* **Problem details**
Find, in the records below, the line that contains "Write the D3.js code for this chart." and the line that contains "const barW = 56.5, gap = 10;". Copy those two lines and everything between them exactly, but not the pictures.

* **Record extracts**
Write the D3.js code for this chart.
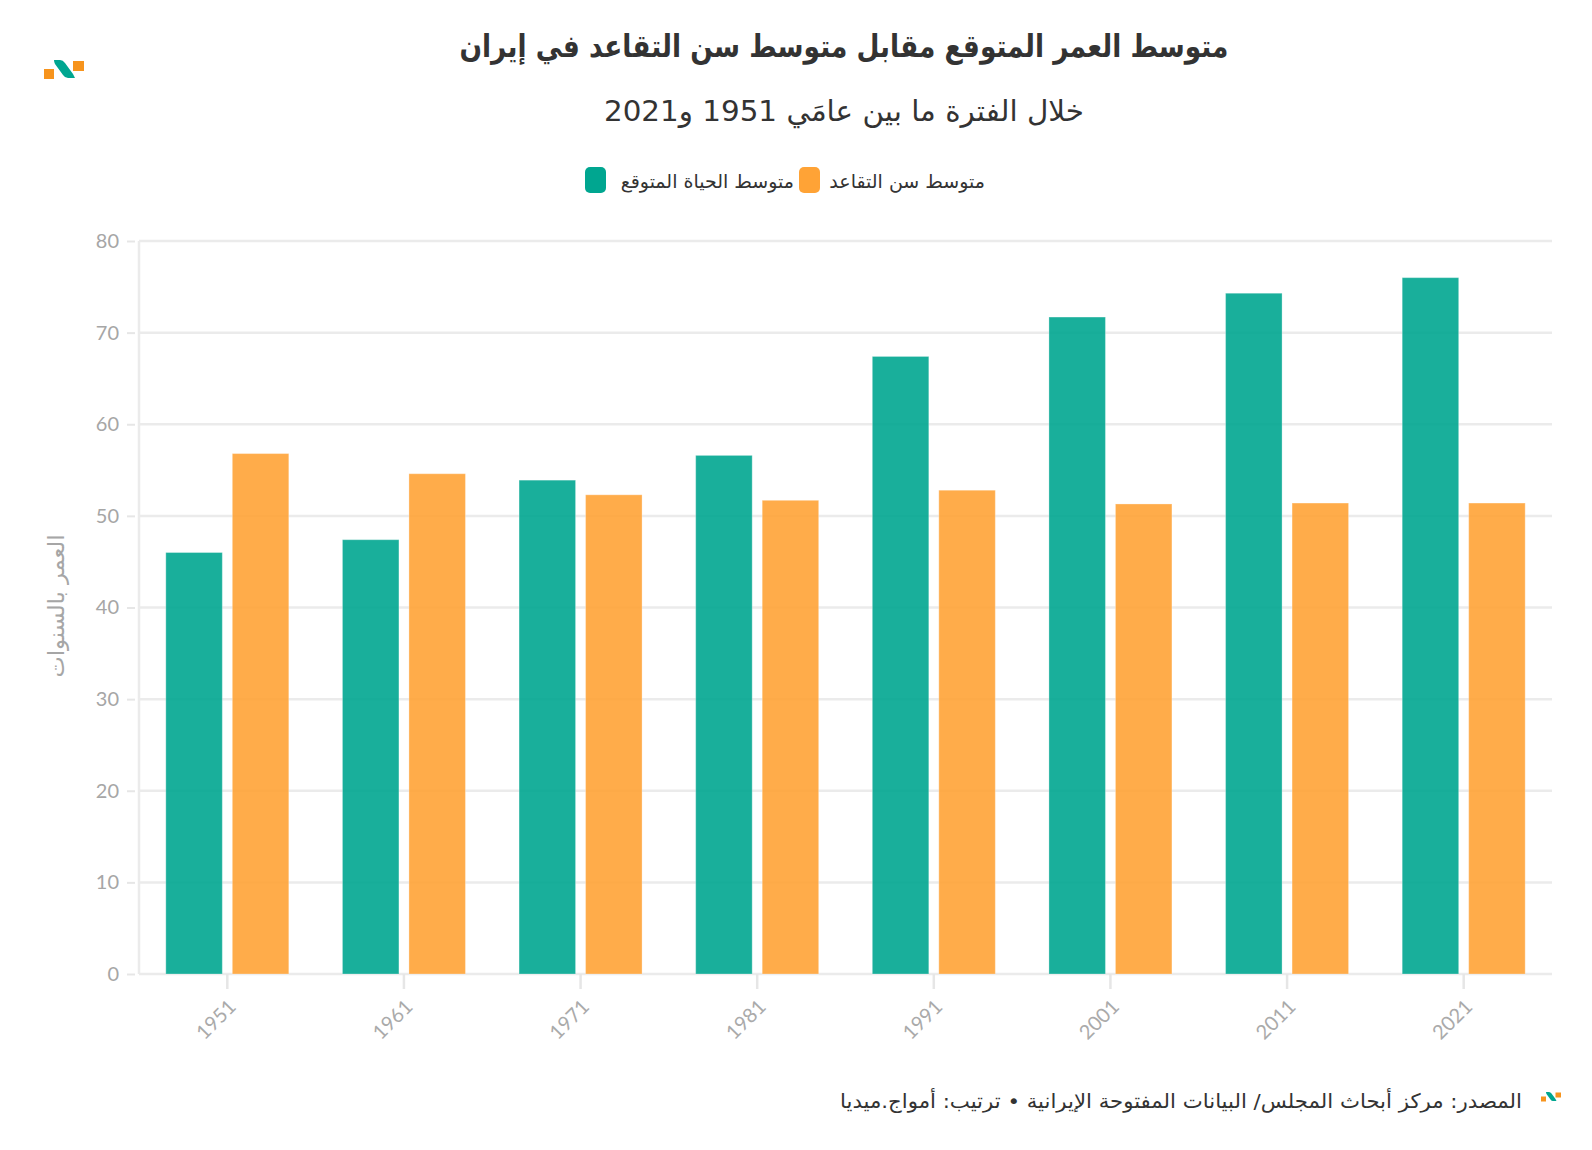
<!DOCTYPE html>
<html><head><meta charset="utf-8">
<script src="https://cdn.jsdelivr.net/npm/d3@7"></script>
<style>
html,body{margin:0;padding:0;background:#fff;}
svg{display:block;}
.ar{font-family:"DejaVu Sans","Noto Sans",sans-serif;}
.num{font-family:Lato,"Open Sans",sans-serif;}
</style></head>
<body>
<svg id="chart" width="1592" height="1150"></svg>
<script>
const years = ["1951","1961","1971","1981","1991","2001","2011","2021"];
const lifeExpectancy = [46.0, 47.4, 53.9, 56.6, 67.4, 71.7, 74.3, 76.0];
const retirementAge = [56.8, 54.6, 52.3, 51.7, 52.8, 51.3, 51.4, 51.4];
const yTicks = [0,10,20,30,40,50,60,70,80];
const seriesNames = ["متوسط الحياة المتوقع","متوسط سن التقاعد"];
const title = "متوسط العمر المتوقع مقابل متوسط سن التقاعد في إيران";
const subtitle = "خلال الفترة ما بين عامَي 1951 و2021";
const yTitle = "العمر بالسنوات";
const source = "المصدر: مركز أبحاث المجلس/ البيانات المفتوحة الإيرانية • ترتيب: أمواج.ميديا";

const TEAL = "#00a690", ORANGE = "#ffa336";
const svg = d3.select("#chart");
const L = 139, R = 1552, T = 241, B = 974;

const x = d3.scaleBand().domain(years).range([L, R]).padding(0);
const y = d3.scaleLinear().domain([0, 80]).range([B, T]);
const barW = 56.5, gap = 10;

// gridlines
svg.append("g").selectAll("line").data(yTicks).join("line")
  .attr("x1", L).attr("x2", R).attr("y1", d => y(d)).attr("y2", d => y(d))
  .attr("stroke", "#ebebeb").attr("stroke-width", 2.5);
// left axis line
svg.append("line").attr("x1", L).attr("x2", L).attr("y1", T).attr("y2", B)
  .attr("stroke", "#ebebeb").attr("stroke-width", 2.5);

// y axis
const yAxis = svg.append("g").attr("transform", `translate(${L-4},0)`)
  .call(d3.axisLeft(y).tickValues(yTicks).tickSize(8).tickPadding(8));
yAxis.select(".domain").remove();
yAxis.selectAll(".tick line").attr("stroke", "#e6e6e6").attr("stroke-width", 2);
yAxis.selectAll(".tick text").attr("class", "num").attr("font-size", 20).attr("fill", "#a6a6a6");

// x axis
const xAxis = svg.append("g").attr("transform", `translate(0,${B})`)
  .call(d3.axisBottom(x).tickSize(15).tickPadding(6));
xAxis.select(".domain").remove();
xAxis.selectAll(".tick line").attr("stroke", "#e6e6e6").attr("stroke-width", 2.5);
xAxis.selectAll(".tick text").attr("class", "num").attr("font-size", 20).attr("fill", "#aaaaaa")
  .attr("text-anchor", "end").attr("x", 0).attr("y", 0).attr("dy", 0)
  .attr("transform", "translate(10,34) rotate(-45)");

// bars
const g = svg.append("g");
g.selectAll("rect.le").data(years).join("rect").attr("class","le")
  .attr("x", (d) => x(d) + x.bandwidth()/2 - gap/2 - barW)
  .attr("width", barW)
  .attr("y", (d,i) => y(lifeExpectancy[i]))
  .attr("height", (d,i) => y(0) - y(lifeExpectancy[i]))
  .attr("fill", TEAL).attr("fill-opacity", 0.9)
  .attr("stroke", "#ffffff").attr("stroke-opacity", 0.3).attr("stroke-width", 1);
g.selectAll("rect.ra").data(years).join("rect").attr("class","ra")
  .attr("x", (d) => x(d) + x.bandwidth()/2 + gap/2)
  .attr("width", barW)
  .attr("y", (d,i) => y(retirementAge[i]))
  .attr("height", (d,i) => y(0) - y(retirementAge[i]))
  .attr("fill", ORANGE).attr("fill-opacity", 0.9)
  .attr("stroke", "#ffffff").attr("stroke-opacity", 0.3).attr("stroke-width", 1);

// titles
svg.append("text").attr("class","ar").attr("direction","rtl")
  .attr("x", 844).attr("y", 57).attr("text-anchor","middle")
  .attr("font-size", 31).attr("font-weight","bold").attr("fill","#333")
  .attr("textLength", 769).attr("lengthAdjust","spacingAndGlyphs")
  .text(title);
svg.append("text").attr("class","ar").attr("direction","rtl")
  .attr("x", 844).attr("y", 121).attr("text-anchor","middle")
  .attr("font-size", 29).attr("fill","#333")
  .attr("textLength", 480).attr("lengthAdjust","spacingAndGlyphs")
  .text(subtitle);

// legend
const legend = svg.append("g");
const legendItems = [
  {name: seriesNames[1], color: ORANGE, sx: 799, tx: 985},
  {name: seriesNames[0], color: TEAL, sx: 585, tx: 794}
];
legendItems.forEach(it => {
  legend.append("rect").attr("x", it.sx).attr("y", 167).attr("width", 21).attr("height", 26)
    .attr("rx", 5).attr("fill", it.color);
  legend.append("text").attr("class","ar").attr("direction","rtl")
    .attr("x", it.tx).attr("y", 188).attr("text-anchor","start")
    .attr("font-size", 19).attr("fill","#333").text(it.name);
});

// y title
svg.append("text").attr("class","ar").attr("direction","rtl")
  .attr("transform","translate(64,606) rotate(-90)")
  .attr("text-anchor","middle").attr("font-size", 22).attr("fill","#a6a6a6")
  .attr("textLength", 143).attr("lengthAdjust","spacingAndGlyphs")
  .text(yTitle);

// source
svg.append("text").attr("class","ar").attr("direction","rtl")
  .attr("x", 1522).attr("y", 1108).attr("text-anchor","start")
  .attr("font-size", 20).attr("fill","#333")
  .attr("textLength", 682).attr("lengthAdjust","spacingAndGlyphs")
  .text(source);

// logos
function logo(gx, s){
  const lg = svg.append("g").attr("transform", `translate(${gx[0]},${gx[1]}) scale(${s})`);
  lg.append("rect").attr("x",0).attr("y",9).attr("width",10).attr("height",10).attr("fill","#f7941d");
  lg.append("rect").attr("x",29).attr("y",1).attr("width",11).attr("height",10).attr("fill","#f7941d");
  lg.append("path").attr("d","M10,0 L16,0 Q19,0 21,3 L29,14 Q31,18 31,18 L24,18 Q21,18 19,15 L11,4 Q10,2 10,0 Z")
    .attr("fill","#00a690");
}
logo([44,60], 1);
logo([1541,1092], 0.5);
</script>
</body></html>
...
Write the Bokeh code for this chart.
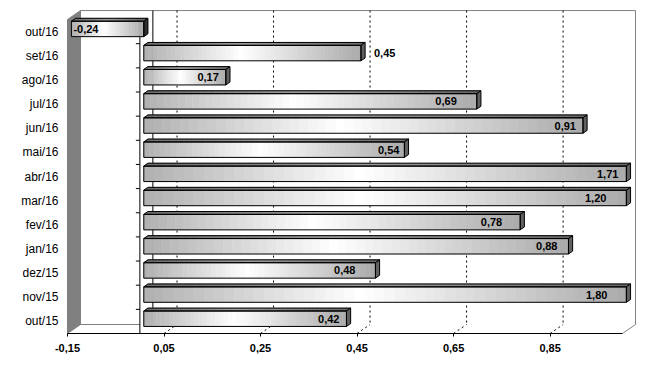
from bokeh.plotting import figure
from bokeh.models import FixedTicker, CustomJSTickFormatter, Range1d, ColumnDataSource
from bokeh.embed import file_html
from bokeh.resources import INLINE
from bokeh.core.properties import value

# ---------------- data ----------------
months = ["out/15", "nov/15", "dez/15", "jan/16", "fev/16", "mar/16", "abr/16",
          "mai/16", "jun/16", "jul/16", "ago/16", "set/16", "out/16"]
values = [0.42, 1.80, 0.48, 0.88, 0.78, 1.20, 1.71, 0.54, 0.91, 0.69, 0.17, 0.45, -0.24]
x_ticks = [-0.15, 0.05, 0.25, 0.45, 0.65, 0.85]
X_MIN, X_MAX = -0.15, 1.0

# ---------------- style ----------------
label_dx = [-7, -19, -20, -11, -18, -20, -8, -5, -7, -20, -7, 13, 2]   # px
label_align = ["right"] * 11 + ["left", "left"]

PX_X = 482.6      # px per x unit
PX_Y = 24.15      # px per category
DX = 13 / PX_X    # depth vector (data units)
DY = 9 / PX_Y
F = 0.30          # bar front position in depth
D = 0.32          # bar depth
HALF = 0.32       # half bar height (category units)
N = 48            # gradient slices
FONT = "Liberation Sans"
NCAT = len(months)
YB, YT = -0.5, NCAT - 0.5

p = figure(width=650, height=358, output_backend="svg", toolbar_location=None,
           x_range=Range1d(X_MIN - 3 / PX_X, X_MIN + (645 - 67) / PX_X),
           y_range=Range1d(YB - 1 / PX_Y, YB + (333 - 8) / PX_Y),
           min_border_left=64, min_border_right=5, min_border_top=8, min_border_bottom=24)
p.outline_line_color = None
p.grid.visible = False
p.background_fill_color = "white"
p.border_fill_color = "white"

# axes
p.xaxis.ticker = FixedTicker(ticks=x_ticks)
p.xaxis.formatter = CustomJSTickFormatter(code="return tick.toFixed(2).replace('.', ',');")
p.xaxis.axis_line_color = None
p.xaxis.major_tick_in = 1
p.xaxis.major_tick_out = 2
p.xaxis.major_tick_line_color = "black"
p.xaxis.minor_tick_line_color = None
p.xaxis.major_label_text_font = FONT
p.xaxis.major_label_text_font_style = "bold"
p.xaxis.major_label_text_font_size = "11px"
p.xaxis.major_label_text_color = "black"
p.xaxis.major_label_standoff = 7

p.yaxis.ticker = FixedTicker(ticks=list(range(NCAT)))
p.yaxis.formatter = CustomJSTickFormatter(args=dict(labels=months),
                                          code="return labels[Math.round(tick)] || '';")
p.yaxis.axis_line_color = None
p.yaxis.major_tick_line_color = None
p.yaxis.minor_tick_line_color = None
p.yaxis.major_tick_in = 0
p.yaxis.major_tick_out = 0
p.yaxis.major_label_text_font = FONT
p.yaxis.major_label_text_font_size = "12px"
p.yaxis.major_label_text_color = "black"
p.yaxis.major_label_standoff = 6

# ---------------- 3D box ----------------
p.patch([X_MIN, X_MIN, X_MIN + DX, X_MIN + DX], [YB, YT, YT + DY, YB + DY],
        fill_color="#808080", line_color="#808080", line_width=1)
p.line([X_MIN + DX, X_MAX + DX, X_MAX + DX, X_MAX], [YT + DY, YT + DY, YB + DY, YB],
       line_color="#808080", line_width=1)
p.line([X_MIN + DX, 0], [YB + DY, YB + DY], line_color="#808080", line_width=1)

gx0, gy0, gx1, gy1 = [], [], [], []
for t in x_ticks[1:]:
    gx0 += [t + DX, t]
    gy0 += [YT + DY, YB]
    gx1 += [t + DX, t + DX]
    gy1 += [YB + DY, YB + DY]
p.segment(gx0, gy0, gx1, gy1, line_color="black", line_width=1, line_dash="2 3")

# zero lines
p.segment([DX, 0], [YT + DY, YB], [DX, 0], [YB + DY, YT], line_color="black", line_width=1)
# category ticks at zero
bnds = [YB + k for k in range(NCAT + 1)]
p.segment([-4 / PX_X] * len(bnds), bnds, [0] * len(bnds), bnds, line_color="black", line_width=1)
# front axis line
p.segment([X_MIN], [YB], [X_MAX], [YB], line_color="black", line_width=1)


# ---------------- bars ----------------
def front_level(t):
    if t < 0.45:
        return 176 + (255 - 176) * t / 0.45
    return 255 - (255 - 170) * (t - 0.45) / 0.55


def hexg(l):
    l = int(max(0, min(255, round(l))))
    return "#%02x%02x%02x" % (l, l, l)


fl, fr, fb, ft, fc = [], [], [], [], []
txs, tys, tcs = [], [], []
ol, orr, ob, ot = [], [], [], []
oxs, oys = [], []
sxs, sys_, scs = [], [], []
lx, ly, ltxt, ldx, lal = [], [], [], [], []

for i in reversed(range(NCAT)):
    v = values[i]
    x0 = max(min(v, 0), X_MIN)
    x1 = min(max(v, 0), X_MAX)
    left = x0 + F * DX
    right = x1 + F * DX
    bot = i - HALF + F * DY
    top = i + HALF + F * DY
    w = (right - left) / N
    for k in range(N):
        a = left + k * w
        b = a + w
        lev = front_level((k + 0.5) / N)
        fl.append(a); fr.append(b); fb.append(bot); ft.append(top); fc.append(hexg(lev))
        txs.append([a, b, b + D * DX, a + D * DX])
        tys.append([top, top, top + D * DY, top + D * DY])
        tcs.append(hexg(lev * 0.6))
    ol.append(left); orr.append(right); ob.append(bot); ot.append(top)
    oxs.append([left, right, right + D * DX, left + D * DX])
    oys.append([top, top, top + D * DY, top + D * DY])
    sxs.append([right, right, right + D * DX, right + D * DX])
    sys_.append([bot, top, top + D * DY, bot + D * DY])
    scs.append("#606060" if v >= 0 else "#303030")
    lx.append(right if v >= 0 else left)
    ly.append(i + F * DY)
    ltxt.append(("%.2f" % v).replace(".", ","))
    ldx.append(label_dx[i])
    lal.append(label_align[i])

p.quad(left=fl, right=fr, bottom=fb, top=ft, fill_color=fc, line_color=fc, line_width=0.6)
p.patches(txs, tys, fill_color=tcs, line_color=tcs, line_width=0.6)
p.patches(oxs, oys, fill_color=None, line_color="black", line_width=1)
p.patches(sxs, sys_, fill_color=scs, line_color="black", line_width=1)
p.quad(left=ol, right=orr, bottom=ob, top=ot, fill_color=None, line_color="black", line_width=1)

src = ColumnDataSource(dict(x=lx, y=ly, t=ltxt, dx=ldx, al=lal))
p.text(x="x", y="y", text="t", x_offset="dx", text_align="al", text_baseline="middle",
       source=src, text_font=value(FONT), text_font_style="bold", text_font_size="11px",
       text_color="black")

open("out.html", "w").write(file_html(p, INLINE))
...
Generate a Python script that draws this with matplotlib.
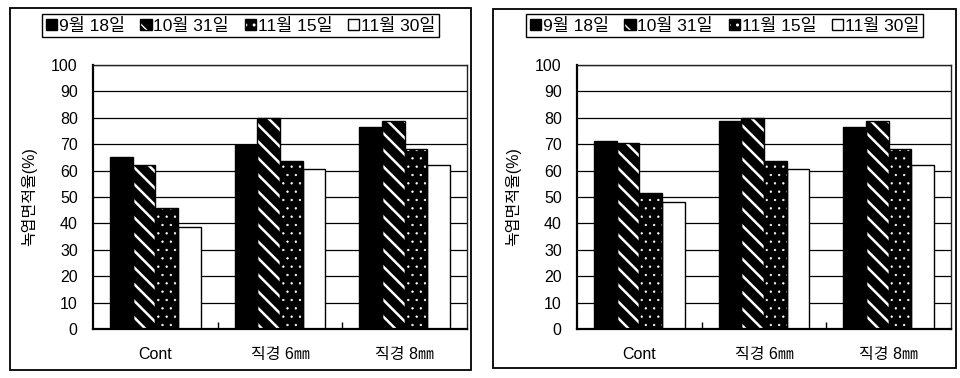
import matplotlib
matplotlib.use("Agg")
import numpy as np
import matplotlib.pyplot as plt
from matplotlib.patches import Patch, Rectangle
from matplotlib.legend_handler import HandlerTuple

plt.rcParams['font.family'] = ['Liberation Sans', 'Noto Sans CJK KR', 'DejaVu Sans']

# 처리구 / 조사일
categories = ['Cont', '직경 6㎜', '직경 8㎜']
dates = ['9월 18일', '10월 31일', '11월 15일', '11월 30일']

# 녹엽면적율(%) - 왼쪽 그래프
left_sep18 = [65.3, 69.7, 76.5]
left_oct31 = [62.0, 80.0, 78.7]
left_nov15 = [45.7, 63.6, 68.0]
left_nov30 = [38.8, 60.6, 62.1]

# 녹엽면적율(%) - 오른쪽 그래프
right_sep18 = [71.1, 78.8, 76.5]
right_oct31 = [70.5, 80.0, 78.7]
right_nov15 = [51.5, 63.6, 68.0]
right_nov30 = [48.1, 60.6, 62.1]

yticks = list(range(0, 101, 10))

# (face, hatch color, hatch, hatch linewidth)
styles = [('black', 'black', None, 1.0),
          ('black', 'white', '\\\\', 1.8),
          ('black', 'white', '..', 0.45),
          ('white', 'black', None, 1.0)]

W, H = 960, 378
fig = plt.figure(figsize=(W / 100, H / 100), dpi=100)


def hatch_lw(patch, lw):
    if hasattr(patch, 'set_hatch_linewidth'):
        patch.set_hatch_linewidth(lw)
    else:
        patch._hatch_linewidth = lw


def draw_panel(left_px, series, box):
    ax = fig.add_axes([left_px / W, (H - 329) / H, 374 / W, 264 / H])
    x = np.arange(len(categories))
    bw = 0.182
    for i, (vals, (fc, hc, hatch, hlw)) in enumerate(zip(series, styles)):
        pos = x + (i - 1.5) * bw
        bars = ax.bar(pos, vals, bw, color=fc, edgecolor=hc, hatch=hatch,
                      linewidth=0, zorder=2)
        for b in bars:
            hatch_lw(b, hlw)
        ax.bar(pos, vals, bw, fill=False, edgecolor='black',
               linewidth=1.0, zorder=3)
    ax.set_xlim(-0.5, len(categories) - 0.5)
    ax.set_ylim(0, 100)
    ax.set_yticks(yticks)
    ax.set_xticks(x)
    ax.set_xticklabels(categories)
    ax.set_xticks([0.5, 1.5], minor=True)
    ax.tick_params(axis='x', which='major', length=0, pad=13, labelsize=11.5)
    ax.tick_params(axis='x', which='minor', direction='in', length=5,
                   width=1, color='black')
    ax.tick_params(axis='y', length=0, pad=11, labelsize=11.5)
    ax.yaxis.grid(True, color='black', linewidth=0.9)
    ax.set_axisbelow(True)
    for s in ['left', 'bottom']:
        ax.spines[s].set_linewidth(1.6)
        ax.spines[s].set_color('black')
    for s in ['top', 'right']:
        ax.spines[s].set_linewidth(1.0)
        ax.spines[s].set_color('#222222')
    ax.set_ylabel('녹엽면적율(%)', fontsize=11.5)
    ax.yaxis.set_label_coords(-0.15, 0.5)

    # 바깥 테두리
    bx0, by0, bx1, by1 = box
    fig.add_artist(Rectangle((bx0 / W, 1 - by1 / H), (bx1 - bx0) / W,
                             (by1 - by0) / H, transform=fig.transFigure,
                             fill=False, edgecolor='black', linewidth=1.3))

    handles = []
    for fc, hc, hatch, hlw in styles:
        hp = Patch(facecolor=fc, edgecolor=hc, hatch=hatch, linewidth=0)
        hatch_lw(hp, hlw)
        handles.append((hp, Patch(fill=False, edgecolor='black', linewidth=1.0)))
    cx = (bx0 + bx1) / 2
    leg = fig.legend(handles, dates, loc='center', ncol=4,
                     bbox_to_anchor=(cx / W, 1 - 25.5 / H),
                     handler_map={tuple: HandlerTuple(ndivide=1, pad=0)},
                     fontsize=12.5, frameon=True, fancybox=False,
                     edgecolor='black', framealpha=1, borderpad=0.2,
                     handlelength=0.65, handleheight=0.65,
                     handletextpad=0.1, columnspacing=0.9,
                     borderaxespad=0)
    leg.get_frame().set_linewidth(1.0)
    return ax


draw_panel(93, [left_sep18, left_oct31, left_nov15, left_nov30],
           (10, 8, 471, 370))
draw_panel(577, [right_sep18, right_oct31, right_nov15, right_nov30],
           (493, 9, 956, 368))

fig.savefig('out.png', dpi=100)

* **The completed task**
Write the D3.js code for this chart.
<!DOCTYPE html>
<html><head><meta charset="utf-8">
<script src="https://cdn.jsdelivr.net/npm/d3@7"></script>
<style>
html,body{margin:0;padding:0;background:#fff;}
svg{display:block;}
.ar{font-family:"DejaVu Sans","Noto Sans",sans-serif;}
.num{font-family:Lato,"Open Sans",sans-serif;}
</style></head>
<body>
<svg id="chart" width="1592" height="1150"></svg>
<script>
const years = ["1951","1961","1971","1981","1991","2001","2011","2021"];
const lifeExpectancy = [46.0, 47.4, 53.9, 56.6, 67.4, 71.7, 74.3, 76.0];
const retirementAge = [56.8, 54.6, 52.3, 51.7, 52.8, 51.3, 51.4, 51.4];
const yTicks = [0,10,20,30,40,50,60,70,80];
const seriesNames = ["متوسط الحياة المتوقع","متوسط سن التقاعد"];
const title = "متوسط العمر المتوقع مقابل متوسط سن التقاعد في إيران";
const subtitle = "خلال الفترة ما بين عامَي 1951 و2021";
const yTitle = "العمر بالسنوات";
const source = "المصدر: مركز أبحاث المجلس/ البيانات المفتوحة الإيرانية • ترتيب: أمواج.ميديا";

const TEAL = "#00a690", ORANGE = "#ffa336";
const svg = d3.select("#chart");
const L = 139, R = 1552, T = 241, B = 974;

const x = d3.scaleBand().domain(years).range([L, R]).padding(0);
const y = d3.scaleLinear().domain([0, 80]).range([B, T]);
const barW = 56.5, gap = 10;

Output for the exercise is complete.